1- If we have a read-use-case that read all data given a time range then with this current design we will not be able to use the rowKey. Instead we will have to do full scan and filter rows on the timestamp field (maintained separately as one of the attr columns) Am I totally off-base here?
2- How to handle duplicates? I know HBase will in that case create a new version of the row but will it allow reading later on according to the read-usecase mentioned in 1? I know you can control the versions when you query but will it be a good design or overloading a native functionality incorrectly?

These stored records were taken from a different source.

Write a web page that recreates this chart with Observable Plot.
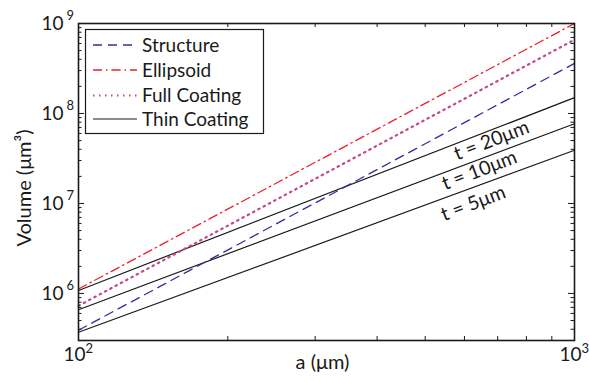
<!DOCTYPE html>
<html>
<head>
<meta charset="utf-8">
<script src="https://cdn.jsdelivr.net/npm/d3@7"></script>
<script src="https://cdn.jsdelivr.net/npm/@observablehq/plot@0.6"></script>
<style>
  html, body { margin: 0; padding: 0; background: #fff; }
  #chart { width: 589px; height: 381px; }
</style>
</head>
<body>
<div id="chart"></div>
<script>
// ---- data (log-log, straight lines) ----
const aValues      = [100, 1000];          // a (μm)
const structure    = [3.9e5, 3.6e8];       // blue dashed
const ellipsoid    = [1.12e6, 1.0e9];      // red dash-dot
const fullCoating  = [7.3e5, 6.6e8];       // magenta dotted
const thin20       = [1.08e6, 1.5e8];      // t = 20 μm
const thin10       = [6.6e5, 7.7e7];       // t = 10 μm
const thin5        = [3.7e5, 3.9e7];       // t = 5 μm

const seriesNames  = ["Structure", "Ellipsoid", "Full Coating", "Thin Coating"];
const thinLabels   = ["t = 20μm", "t = 10μm", "t = 5μm"];
const thinLabelA   = [680, 643, 625];
const thinLabelV   = [5.0e7, 2.33e7, 1.0e7];

const xMajor = [100, 1000];
const xMinor = [200, 300, 400, 500, 600, 700, 800, 900];
const yMajor = [1e6, 1e7, 1e8, 1e9];
const yMinor = [4e5,5e5,6e5,7e5,8e5,9e5,
                2e6,3e6,4e6,5e6,6e6,7e6,8e6,9e6,
                2e7,3e7,4e7,5e7,6e7,7e7,8e7,9e7,
                2e8,3e8,4e8,5e8,6e8,7e8,8e8,9e8];

const toRows = vals => aValues.map((a, i) => ({a, v: vals[i]}));

const W = 589, H = 381;
const mL = 78, mR = 15, mT = 23, mB = 41;
const pw = W - mL - mR, ph = H - mT - mB;
const FONT = "Lato, 'Open Sans', sans-serif";
const ink = "#1a1a1a";

const styles = {
  structure: {stroke: "#2f2f9f", strokeDasharray: "9,6", strokeWidth: 1.3},
  ellipsoid: {stroke: "#ee1f2a", strokeDasharray: "9,4,1.5,4", strokeWidth: 1.3},
  full:      {stroke: "#c4488c", strokeDasharray: "1.5,4.5", strokeWidth: 2.2},
  thin:      {stroke: ink, strokeWidth: 1.2}
};

const chart = Plot.plot({
  width: W, height: H,
  marginLeft: mL, marginRight: mR, marginTop: mT, marginBottom: mB,
  style: {fontFamily: FONT, background: "#fff", color: ink},
  x: {type: "log", domain: [100, 1000], axis: null},
  y: {type: "log", domain: [3.0e5, 1e9], axis: null},
  marks: [
    Plot.line(toRows(thin20), {x: "a", y: "v", ...styles.thin}),
    Plot.line(toRows(thin10), {x: "a", y: "v", ...styles.thin}),
    Plot.line(toRows(thin5),  {x: "a", y: "v", ...styles.thin}),
    Plot.line(toRows(structure),   {x: "a", y: "v", ...styles.structure}),
    Plot.line(toRows(fullCoating), {x: "a", y: "v", ...styles.full}),
    Plot.line(toRows(ellipsoid),   {x: "a", y: "v", ...styles.ellipsoid}),
    // inward ticks
    Plot.tickX(xMinor, {x: d => d, insetTop: ph - 4, stroke: ink}),
    Plot.tickX(xMinor, {x: d => d, insetBottom: ph - 4, stroke: ink}),
    Plot.tickY(yMinor, {y: d => d, insetRight: pw - 3.5, stroke: ink}),
    Plot.tickY(yMinor, {y: d => d, insetLeft: pw - 3.5, stroke: ink}),
    Plot.tickY(yMajor, {y: d => d, insetRight: pw - 6, stroke: ink}),
    Plot.tickY(yMajor, {y: d => d, insetLeft: pw - 6, stroke: ink}),
    Plot.frame({stroke: ink, strokeWidth: 1.6}),
    // tick labels
    Plot.text(xMajor, {x: d => d, text: () => "10", frameAnchor: "bottom", dy: 20, dx: -4, fontSize: 19, fill: ink}),
    Plot.text(xMajor, {x: d => d, text: d => String(Math.round(Math.log10(d))), frameAnchor: "bottom", dy: 12, dx: 7, textAnchor: "start", fontSize: 13, fill: ink}),
    Plot.text(yMajor, {y: d => d, text: () => "10", frameAnchor: "left", dx: -15, textAnchor: "end", fontSize: 19, fill: ink}),
    Plot.text(yMajor, {y: d => d, text: d => String(Math.round(Math.log10(d))), frameAnchor: "left", dx: -12, dy: -8, textAnchor: "start", fontSize: 13, fill: ink}),
    // x axis title
    Plot.text(["a (μm)"], {frameAnchor: "bottom", dy: 28, dx: -4, fontSize: 20, fill: ink}),
    // annotations
    Plot.text(thinLabels, {x: (d, i) => thinLabelA[i], y: (d, i) => thinLabelV[i], text: d => d, rotate: -21, fontSize: 19.5, fill: ink})
  ]
});

const svg = d3.select(chart);

// y axis title
svg.append("text")
  .attr("transform", "translate(24,188) rotate(-90)")
  .attr("text-anchor", "middle").attr("dy", "0.35em")
  .attr("font-family", FONT).attr("font-size", 20).attr("fill", ink)
  .text("Volume (μm³)");

// legend
const lg = svg.append("g").attr("font-family", FONT).attr("font-size", 19).attr("fill", ink).attr("text-anchor", "start");
lg.append("rect").attr("x", 85.5).attr("y", 29.5).attr("width", 178).attr("height", 104)
  .attr("fill", "#fff").attr("stroke", ink).attr("stroke-width", 1.2);
const legendStyles = [styles.structure, styles.ellipsoid, styles.full, styles.thin];
const legendY = [45, 70, 95.5, 119];
seriesNames.forEach((name, i) => {
  const s = legendStyles[i];
  lg.append("line").attr("x1", 93).attr("x2", 137).attr("y1", legendY[i]).attr("y2", legendY[i])
    .attr("stroke", s.stroke).attr("stroke-width", s.strokeWidth)
    .attr("stroke-dasharray", s.strokeDasharray || null);
  lg.append("text").attr("x", 142).attr("y", legendY[i]).attr("dy", "0.35em").attr("text-anchor", "start").text(name);
});

document.getElementById("chart").appendChild(chart);
</script>
</body>
</html>
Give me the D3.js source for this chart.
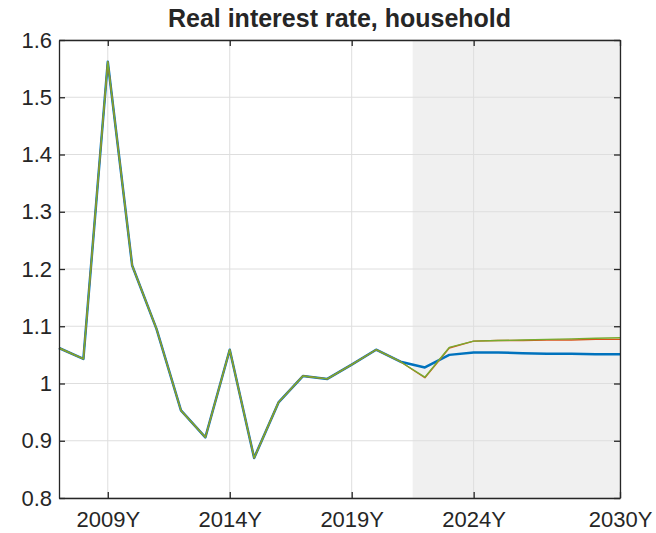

3- This is concerning region server hotspotting. We don't have monolithic keys but we can still run in to this issue if say, one specific company or user is very active. The hashing and bucketing based on number of servers will work not in this case? Maybe if we hash on the timestamp field and append that to the rowKey rather than the original value? But then the issue would be that scanning on the timestamp component of the key would not be possible. We will have to have a separate column (attr) in a column to capture that. Any suggestions?
Thanks a lot for any input (comment, link, book, idea) that can be provided.